SHORT TASK: Copy the lines below as they are; omit the images they contain.

— Begin DATA PROVIDED —

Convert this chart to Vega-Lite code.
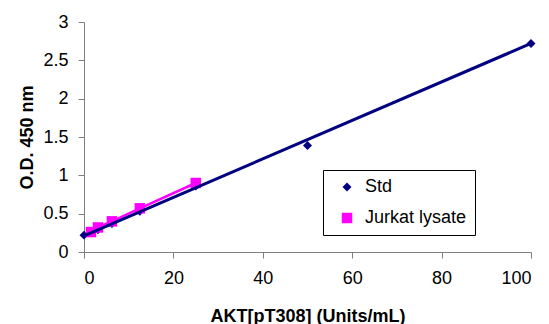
{
  "$schema": "https://vega.github.io/schema/vega-lite/v6.json",
  "width": 447,
  "height": 230,
  "autosize": {"type": "none"},
  "padding": {"left": 84, "top": 22, "right": 18, "bottom": 72},
  "background": "white",
  "config": {
    "view": {"stroke": null},
    "font": "Liberation Sans",
    "axis": {
      "grid": false,
      "domainColor": "#808080",
      "tickColor": "#808080",
      "tickSize": 6,
      "labelColor": "black",
      "labelFont": "Liberation Sans",
      "labelFontSize": 18,
      "labelOverlap": false,
      "titleFont": "Liberation Sans",
      "titleFontSize": 18,
      "titleFontWeight": "bold",
      "titleColor": "black"
    }
  },
  "datasets": {
    "pts": [
      {"series": "Std", "x": 0, "y": 0.22},
      {"series": "Std", "x": 1.5625, "y": 0.25},
      {"series": "Std", "x": 3.125, "y": 0.29},
      {"series": "Std", "x": 6.25, "y": 0.37},
      {"series": "Std", "x": 12.5, "y": 0.53},
      {"series": "Std", "x": 25, "y": 0.86},
      {"series": "Std", "x": 50, "y": 1.39},
      {"series": "Std", "x": 100, "y": 2.72},
      {"series": "Jurkat lysate", "x": 1.5625, "y": 0.26},
      {"series": "Jurkat lysate", "x": 3.125, "y": 0.32},
      {"series": "Jurkat lysate", "x": 6.25, "y": 0.4},
      {"series": "Jurkat lysate", "x": 12.5, "y": 0.57},
      {"series": "Jurkat lysate", "x": 25, "y": 0.9}
    ],
    "trend": [
      {"x": 0, "y": 0.21},
      {"x": 100, "y": 2.72}
    ]
  },
  "encoding": {
    "x": {"field": "x", "type": "quantitative", "scale": {"domain": [0, 100], "nice": false},
      "axis": {"values": [0, 20, 40, 60, 80, 100], "title": "AKT[pT308] (Units/mL)", "labelPadding": 11, "titlePadding": 20}},
    "y": {"field": "y", "type": "quantitative", "scale": {"domain": [0, 3], "nice": false},
      "axis": {"values": [0, 0.5, 1, 1.5, 2, 2.5, 3], "format": ".1~f", "title": "O.D. 450 nm", "labelPadding": 10, "titlePadding": 6}}
  },
  "layer": [
    {
      "data": {"name": "pts"},
      "transform": [{"filter": "datum.series === 'Jurkat lysate'"}],
      "mark": {"type": "line", "color": "#FF00FF", "strokeWidth": 2.5}
    },
    {
      "data": {"name": "pts"},
      "mark": {"type": "point", "filled": true, "opacity": 1},
      "encoding": {
        "color": {"field": "series", "type": "nominal",
          "scale": {"domain": ["Std", "Jurkat lysate"], "range": ["#000080", "#FF00FF"]},
          "legend": {"title": null, "orient": "none", "legendX": 239, "legendY": 148,
            "fillColor": "white", "strokeColor": "black", "padding": 8,
            "labelFont": "Liberation Sans", "labelFontSize": 18, "labelColor": "black",
            "symbolSize": 100, "symbolOffset": 7, "rowPadding": 13, "labelOffset": 9, "symbolStrokeWidth": 0}},
        "shape": {"field": "series", "type": "nominal",
          "scale": {"domain": ["Std", "Jurkat lysate"], "range": ["diamond", "square"]}},
        "size": {"field": "series", "type": "nominal",
          "scale": {"domain": ["Std", "Jurkat lysate"], "range": [80, 110]}, "legend": null}
      }
    },
    {
      "data": {"name": "trend"},
      "mark": {"type": "line", "color": "#000080", "strokeWidth": 3}
    }
  ]
}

— End DATA PROVIDED —

RESULT:
Convert this chart to Vega-Lite code.
{
  "$schema": "https://vega.github.io/schema/vega-lite/v6.json",
  "width": 447,
  "height": 230,
  "autosize": {"type": "none"},
  "padding": {"left": 84, "top": 22, "right": 18, "bottom": 72},
  "background": "white",
  "config": {
    "view": {"stroke": null},
    "font": "Liberation Sans",
    "axis": {
      "grid": false,
      "domainColor": "#808080",
      "tickColor": "#808080",
      "tickSize": 6,
      "labelColor": "black",
      "labelFont": "Liberation Sans",
      "labelFontSize": 18,
      "labelOverlap": false,
      "titleFont": "Liberation Sans",
      "titleFontSize": 18,
      "titleFontWeight": "bold",
      "titleColor": "black"
    }
  },
  "datasets": {
    "pts": [
      {"series": "Std", "x": 0, "y": 0.22},
      {"series": "Std", "x": 1.5625, "y": 0.25},
      {"series": "Std", "x": 3.125, "y": 0.29},
      {"series": "Std", "x": 6.25, "y": 0.37},
      {"series": "Std", "x": 12.5, "y": 0.53},
      {"series": "Std", "x": 25, "y": 0.86},
      {"series": "Std", "x": 50, "y": 1.39},
      {"series": "Std", "x": 100, "y": 2.72},
      {"series": "Jurkat lysate", "x": 1.5625, "y": 0.26},
      {"series": "Jurkat lysate", "x": 3.125, "y": 0.32},
      {"series": "Jurkat lysate", "x": 6.25, "y": 0.4},
      {"series": "Jurkat lysate", "x": 12.5, "y": 0.57},
      {"series": "Jurkat lysate", "x": 25, "y": 0.9}
    ],
    "trend": [
      {"x": 0, "y": 0.21},
      {"x": 100, "y": 2.72}
    ]
  },
  "encoding": {
    "x": {"field": "x", "type": "quantitative", "scale": {"domain": [0, 100], "nice": false},
      "axis": {"values": [0, 20, 40, 60, 80, 100], "title": "AKT[pT308] (Units/mL)", "labelPadding": 11, "titlePadding": 20}},
    "y": {"field": "y", "type": "quantitative", "scale": {"domain": [0, 3], "nice": false},
      "axis": {"values": [0, 0.5, 1, 1.5, 2, 2.5, 3], "format": ".1~f", "title": "O.D. 450 nm", "labelPadding": 10, "titlePadding": 6}}
  },
  "layer": [
    {
      "data": {"name": "pts"},
      "transform": [{"filter": "datum.series === 'Jurkat lysate'"}],
      "mark": {"type": "line", "color": "#FF00FF", "strokeWidth": 2.5}
    },
    {
      "data": {"name": "pts"},
      "mark": {"type": "point", "filled": true, "opacity": 1},
      "encoding": {
        "color": {"field": "series", "type": "nominal",
          "scale": {"domain": ["Std", "Jurkat lysate"], "range": ["#000080", "#FF00FF"]},
          "legend": {"title": null, "orient": "none", "legendX": 239, "legendY": 148,
            "fillColor": "white", "strokeColor": "black", "padding": 8,
            "labelFont": "Liberation Sans", "labelFontSize": 18, "labelColor": "black",
            "symbolSize": 100, "symbolOffset": 7, "rowPadding": 13, "labelOffset": 9, "symbolStrokeWidth": 0}},
        "shape": {"field": "series", "type": "nominal",
          "scale": {"domain": ["Std", "Jurkat lysate"], "range": ["diamond", "square"]}},
        "size": {"field": "series", "type": "nominal",
          "scale": {"domain": ["Std", "Jurkat lysate"], "range": [80, 110]}, "legend": null}
      }
    },
    {
      "data": {"name": "trend"},
      "mark": {"type": "line", "color": "#000080", "strokeWidth": 3}
    }
  ]
}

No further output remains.